§ **Records shown**
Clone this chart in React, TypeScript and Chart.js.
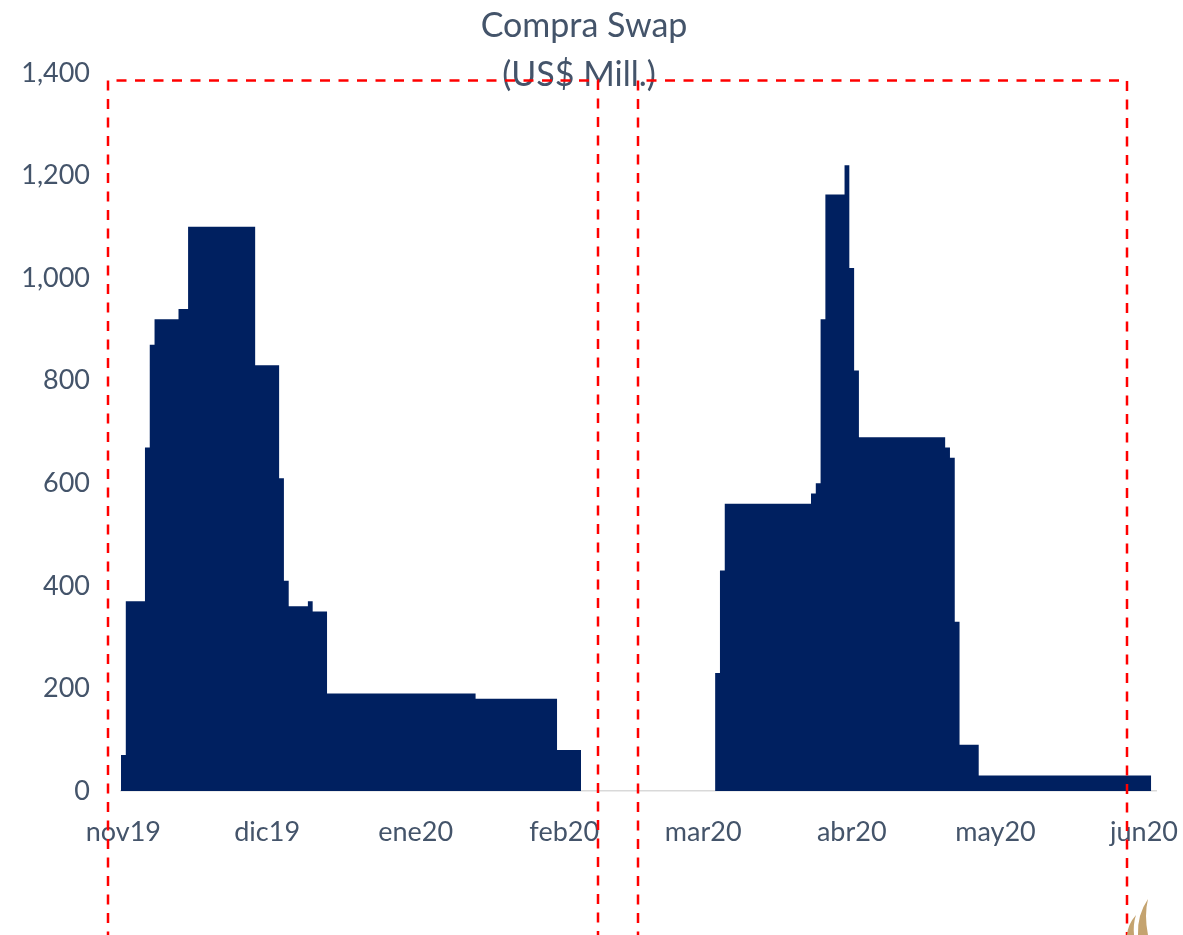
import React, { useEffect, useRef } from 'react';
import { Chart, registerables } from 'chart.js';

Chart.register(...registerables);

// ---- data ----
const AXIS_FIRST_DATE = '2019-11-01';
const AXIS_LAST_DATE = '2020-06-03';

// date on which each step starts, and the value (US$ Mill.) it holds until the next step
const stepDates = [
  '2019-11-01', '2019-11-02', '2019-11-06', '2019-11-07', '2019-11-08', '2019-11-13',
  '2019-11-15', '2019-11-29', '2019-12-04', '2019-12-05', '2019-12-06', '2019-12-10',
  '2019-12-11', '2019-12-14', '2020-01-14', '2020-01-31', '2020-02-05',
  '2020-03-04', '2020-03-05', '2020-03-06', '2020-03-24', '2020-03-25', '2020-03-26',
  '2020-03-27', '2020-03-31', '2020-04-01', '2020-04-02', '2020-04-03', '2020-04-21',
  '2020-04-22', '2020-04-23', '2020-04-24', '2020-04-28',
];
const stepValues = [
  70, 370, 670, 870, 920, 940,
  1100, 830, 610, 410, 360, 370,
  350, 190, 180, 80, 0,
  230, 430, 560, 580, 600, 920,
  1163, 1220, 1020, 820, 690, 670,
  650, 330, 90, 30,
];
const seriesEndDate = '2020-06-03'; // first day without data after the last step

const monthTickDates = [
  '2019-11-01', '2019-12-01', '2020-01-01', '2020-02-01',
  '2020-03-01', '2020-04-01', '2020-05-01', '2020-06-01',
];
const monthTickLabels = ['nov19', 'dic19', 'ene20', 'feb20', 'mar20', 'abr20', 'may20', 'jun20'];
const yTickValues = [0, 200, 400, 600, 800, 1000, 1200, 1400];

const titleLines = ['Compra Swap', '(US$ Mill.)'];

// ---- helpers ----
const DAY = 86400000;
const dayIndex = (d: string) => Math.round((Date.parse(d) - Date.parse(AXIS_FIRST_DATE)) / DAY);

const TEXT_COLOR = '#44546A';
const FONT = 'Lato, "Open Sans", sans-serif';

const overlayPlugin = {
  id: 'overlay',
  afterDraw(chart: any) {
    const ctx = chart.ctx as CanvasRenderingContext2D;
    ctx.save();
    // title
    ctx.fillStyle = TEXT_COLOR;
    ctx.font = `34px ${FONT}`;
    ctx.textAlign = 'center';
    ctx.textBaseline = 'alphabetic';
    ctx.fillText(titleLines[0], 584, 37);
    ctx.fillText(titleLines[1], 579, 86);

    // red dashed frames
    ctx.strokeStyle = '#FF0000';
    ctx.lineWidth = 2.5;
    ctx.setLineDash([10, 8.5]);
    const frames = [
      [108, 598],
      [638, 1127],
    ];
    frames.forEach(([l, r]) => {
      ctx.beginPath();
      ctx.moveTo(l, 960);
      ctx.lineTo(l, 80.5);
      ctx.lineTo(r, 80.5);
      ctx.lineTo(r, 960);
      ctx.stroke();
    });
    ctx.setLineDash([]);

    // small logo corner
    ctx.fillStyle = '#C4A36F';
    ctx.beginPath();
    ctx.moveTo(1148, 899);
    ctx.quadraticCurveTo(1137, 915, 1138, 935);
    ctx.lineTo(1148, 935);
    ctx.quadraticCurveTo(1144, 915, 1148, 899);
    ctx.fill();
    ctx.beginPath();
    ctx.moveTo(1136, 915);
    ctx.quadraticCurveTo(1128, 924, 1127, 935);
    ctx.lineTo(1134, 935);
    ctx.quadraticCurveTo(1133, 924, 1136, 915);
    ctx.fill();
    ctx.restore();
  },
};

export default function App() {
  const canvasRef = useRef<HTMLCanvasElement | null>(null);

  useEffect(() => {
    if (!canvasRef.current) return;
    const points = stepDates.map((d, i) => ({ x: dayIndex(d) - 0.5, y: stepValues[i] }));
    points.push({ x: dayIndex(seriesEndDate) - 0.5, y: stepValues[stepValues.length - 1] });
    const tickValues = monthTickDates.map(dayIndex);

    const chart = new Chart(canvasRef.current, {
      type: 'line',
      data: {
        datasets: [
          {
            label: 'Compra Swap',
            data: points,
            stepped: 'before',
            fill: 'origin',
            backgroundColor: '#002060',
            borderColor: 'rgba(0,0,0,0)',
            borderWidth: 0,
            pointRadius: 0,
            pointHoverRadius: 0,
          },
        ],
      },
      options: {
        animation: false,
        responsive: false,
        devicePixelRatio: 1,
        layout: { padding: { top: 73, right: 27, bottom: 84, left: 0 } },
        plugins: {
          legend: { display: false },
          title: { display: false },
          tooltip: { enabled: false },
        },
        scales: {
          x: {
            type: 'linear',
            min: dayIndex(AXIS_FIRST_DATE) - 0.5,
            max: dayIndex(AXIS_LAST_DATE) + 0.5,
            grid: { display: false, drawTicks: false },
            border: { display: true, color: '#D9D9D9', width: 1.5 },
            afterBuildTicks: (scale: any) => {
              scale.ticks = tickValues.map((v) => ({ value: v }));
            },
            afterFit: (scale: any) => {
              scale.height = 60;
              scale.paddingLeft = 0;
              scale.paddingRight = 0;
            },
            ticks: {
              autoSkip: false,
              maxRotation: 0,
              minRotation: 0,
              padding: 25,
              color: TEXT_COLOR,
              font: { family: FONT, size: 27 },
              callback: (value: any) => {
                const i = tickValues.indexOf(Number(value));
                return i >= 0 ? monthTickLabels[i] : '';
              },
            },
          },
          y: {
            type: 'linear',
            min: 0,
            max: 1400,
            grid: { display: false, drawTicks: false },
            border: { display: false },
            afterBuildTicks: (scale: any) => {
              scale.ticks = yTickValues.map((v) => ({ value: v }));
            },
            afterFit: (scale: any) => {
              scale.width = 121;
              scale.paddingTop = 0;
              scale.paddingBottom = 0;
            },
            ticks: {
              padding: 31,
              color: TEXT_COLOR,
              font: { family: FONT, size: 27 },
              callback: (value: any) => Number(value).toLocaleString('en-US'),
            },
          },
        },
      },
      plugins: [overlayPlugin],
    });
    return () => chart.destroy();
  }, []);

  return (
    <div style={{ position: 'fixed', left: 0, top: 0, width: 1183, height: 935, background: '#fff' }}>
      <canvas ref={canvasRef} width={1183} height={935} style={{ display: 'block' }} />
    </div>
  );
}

* * *

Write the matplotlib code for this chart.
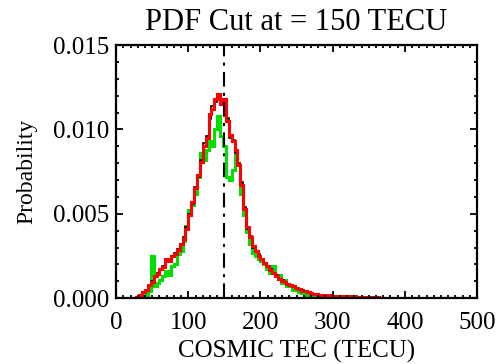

§ **Set task**
Copy nothing but the lines above that run from the one with "Clone this chart" to the one with "Chart.register(...registerables);", ends included; pictures stay out.

§ **Output below**
Clone this chart in React, TypeScript and Chart.js.
import React, { useEffect, useRef } from 'react';
import { Chart, registerables } from 'chart.js';

Chart.register(...registerables);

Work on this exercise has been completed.